Code that draws figures:
═══
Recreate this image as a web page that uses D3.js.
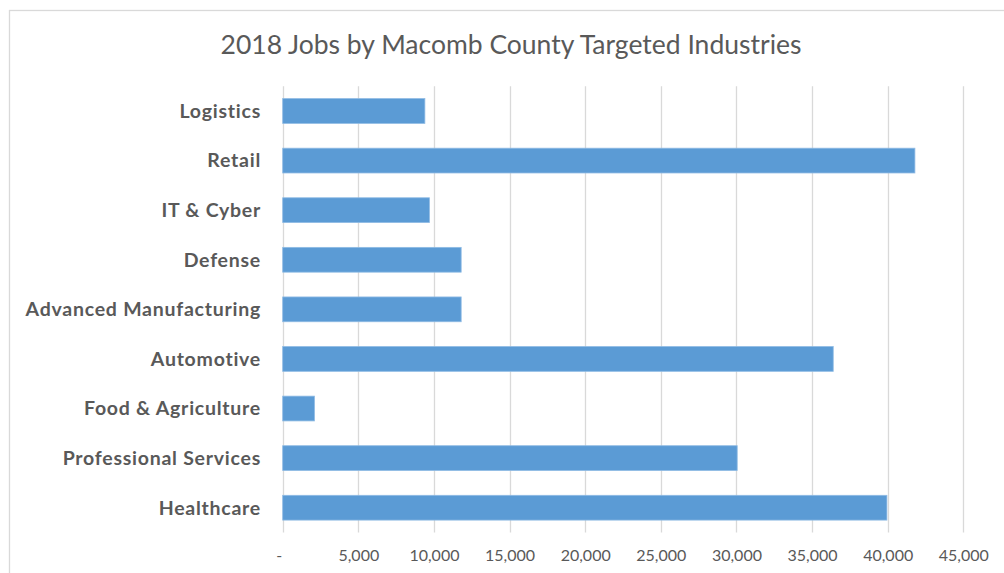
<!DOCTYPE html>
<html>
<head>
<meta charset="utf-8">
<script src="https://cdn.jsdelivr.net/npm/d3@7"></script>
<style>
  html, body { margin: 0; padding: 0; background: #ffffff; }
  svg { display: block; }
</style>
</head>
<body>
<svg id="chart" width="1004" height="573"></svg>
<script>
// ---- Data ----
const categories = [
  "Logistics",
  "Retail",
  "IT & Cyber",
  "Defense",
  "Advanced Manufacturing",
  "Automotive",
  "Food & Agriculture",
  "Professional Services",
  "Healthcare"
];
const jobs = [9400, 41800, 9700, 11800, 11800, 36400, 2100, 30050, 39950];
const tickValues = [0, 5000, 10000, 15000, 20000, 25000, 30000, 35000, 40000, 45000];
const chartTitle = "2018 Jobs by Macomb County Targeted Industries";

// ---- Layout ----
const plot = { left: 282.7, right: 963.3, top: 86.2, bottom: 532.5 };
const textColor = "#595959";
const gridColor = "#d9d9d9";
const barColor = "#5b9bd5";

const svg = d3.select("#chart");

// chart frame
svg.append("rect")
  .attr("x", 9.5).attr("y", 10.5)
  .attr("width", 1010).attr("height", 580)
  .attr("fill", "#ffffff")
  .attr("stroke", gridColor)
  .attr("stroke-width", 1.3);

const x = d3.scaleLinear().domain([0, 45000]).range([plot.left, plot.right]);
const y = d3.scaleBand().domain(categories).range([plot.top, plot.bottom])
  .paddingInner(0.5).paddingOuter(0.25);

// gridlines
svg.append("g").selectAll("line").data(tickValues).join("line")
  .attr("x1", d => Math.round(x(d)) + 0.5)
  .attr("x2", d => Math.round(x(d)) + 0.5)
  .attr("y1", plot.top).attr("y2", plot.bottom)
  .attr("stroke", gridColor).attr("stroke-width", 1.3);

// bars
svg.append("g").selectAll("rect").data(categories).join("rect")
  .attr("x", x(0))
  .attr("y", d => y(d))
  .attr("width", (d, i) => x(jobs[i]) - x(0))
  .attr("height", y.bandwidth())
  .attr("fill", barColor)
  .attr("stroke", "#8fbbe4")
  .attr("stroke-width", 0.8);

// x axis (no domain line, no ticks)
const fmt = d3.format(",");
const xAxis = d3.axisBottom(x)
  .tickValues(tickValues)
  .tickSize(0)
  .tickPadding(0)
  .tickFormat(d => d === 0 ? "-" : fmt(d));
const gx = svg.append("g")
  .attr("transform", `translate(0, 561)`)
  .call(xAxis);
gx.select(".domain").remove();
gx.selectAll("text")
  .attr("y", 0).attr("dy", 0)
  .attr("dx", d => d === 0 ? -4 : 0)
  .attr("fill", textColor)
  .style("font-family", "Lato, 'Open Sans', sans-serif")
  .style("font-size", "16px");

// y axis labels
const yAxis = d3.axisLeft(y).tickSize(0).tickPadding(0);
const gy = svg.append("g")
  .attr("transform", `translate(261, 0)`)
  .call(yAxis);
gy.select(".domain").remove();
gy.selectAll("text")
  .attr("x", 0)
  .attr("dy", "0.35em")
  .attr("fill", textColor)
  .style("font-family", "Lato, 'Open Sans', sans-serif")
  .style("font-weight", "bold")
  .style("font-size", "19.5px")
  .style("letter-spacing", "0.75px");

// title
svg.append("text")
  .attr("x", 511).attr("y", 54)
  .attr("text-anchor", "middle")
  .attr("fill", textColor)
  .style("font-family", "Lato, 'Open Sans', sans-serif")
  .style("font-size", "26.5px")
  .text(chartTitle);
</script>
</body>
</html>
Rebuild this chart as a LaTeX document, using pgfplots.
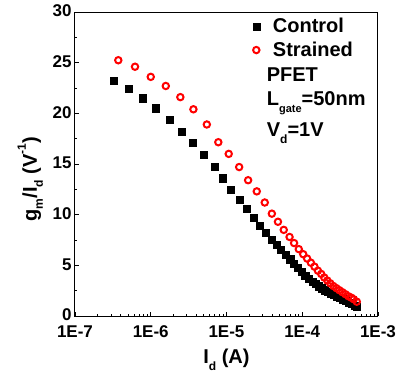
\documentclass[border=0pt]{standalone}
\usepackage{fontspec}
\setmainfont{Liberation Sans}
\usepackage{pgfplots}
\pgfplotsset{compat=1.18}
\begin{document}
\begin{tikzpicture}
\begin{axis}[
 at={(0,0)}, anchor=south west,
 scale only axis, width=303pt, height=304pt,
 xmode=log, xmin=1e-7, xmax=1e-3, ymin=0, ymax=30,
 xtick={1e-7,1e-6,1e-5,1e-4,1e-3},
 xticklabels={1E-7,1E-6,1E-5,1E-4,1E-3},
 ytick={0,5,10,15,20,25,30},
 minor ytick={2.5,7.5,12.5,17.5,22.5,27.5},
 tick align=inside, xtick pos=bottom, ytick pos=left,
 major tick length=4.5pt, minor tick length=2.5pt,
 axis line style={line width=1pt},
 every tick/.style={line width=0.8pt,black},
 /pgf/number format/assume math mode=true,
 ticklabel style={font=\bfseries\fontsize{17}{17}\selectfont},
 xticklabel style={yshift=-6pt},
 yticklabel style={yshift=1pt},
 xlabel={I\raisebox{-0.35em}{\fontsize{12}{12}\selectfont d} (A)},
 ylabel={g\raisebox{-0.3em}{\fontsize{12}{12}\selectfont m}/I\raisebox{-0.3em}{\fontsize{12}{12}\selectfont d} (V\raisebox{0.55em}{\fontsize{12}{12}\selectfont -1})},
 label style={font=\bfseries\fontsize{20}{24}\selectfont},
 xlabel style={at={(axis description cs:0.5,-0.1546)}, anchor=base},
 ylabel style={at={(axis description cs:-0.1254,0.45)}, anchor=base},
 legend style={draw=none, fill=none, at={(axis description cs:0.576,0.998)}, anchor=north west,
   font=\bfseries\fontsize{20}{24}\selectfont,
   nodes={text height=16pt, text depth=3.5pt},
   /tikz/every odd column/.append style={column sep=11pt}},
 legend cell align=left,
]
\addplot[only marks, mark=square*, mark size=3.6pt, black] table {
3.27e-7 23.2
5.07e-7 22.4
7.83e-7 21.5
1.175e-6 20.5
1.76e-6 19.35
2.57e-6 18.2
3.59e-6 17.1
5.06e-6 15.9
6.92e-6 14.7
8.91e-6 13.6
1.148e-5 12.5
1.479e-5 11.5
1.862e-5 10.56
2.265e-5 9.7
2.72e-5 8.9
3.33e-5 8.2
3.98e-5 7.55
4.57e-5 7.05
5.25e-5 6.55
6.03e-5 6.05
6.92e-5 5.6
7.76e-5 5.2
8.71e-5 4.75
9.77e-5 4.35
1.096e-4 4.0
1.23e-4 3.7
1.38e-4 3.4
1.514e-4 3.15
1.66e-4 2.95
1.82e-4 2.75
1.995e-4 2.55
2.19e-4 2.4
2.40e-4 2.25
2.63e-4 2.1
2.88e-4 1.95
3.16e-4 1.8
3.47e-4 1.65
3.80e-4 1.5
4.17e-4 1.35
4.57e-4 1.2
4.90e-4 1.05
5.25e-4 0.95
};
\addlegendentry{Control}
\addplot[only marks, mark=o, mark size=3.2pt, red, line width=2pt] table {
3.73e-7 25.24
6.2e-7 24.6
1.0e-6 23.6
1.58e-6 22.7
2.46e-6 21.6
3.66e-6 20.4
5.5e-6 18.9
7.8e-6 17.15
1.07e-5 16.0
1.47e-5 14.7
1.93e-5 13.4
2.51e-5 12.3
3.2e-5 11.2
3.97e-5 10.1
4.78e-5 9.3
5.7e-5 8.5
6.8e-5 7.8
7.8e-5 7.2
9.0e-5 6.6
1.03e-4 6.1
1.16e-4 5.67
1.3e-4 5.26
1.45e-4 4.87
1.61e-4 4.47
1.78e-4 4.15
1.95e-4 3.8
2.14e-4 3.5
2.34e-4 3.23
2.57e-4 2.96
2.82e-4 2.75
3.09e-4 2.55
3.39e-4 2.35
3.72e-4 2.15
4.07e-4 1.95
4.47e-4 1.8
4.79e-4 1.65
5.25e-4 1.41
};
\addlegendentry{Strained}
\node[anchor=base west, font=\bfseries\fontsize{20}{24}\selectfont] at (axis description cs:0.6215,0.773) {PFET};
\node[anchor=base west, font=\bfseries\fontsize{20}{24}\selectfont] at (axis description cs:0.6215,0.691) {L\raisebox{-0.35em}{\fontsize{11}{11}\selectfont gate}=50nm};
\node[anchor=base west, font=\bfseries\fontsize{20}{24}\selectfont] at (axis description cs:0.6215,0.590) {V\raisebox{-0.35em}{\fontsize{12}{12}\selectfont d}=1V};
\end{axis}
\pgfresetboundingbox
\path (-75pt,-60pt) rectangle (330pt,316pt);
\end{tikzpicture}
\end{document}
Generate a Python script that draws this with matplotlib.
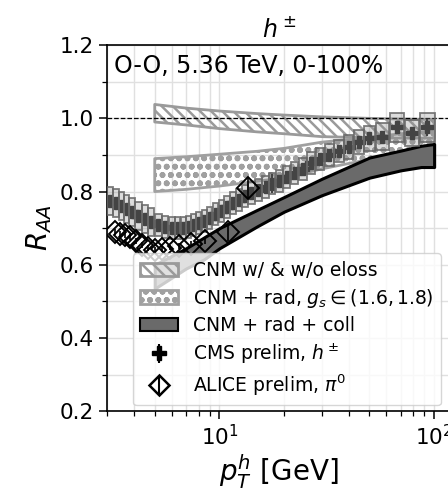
═══
### Objective
In the material above, find each line that contains the word "this", and select it.

### Solution below
Recreate this image as a web page that uses D3.js.
Rebuild this chart as a LaTeX document, using pgfplots.
Generate a Python script that draws this with matplotlib.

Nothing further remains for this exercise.